» **DATASET ROWS**
+===+
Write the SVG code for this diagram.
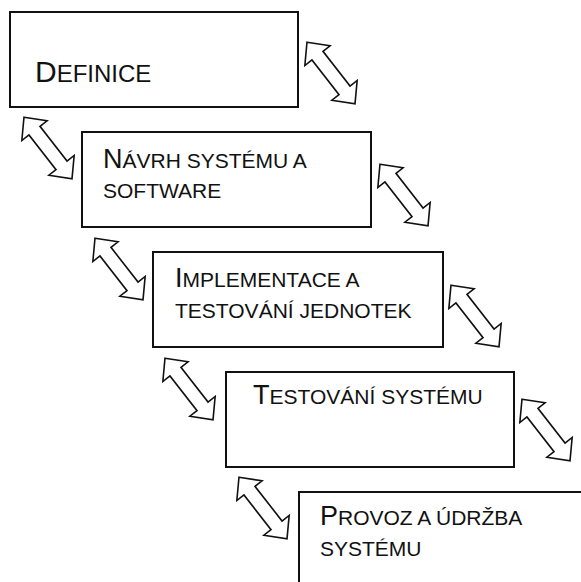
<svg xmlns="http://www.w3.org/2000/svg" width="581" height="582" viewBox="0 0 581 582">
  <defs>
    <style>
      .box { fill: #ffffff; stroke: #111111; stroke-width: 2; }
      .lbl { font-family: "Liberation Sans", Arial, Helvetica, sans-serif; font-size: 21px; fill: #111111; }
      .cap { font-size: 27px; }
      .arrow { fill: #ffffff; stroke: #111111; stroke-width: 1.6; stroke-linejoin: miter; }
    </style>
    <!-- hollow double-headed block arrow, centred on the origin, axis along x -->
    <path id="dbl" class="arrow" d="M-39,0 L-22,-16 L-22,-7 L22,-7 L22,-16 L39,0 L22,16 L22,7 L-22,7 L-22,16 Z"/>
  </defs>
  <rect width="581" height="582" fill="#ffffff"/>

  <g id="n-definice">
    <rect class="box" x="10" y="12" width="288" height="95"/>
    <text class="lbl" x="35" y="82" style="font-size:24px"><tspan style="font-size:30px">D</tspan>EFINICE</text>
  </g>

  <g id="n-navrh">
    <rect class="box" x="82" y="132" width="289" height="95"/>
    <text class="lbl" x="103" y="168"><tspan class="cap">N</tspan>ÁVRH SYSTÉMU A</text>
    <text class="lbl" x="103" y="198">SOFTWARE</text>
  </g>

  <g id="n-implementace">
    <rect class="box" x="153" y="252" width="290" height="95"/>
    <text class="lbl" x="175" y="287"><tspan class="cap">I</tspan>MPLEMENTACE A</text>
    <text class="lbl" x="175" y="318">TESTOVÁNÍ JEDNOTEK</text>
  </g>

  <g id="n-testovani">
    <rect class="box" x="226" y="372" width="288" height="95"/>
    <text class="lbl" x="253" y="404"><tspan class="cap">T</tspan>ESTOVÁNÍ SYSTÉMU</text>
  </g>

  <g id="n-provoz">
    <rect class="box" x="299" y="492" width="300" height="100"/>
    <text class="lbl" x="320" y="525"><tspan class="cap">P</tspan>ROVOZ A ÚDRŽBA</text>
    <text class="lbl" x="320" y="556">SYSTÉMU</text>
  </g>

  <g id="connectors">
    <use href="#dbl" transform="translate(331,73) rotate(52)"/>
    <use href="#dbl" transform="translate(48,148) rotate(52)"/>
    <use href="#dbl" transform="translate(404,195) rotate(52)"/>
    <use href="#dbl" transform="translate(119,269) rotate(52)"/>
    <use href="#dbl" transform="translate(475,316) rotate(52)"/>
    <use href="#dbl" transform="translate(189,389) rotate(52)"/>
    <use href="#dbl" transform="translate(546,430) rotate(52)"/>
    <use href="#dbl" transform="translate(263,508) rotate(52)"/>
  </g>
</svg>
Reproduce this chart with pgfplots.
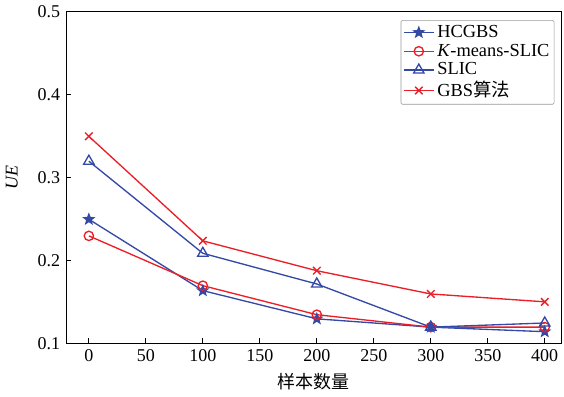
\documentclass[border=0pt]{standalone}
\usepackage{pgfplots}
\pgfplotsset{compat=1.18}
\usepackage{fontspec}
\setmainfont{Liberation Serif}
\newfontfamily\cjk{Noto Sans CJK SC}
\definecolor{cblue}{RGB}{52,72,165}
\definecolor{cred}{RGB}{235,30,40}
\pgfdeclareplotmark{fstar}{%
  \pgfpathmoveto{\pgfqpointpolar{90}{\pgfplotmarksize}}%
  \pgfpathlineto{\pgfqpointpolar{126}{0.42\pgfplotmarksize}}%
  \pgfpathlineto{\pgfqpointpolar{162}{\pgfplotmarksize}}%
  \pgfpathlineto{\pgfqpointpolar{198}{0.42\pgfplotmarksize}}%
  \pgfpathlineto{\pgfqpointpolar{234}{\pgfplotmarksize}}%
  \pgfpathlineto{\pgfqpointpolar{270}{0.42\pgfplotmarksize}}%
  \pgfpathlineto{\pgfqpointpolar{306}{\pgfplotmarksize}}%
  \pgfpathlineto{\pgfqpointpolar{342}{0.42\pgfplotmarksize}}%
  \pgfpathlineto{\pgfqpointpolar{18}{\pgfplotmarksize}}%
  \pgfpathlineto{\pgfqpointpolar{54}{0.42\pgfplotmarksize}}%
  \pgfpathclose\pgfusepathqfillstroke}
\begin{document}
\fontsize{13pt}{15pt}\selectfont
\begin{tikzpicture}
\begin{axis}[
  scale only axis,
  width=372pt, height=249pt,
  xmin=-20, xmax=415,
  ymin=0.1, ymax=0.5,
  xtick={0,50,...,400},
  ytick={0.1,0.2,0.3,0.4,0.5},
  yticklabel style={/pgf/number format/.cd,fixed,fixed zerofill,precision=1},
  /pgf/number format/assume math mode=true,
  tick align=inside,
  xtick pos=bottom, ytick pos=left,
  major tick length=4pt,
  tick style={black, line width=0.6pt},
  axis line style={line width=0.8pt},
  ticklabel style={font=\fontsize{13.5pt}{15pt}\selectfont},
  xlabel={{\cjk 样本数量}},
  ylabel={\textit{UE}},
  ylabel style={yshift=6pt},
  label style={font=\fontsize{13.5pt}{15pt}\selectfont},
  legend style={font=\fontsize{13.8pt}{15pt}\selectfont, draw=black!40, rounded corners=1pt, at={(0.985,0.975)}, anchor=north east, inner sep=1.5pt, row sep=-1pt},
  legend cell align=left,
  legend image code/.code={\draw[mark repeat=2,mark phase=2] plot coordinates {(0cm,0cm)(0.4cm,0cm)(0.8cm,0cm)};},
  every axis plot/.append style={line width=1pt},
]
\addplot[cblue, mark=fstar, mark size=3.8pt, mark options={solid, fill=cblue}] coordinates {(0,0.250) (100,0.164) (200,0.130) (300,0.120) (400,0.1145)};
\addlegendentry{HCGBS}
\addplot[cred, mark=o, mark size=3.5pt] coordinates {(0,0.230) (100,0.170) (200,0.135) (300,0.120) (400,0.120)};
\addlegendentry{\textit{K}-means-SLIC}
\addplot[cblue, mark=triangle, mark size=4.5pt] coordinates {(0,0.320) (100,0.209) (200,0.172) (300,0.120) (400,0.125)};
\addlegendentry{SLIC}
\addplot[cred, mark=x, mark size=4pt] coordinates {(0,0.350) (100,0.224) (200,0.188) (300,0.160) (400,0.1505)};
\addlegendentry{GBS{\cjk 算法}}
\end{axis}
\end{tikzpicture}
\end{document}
+===+
» **GIVEN EXERCISE**
Identify each line of the material where the word "code" shows up, and copy it.

» **OUTPUT FOR THIS EXERCISE**
Write the SVG code for this diagram.
  legend image code/.code={\draw[mark repeat=2,mark phase=2] plot coordinates {(0cm,0cm)(0.4cm,0cm)(0.8cm,0cm)};},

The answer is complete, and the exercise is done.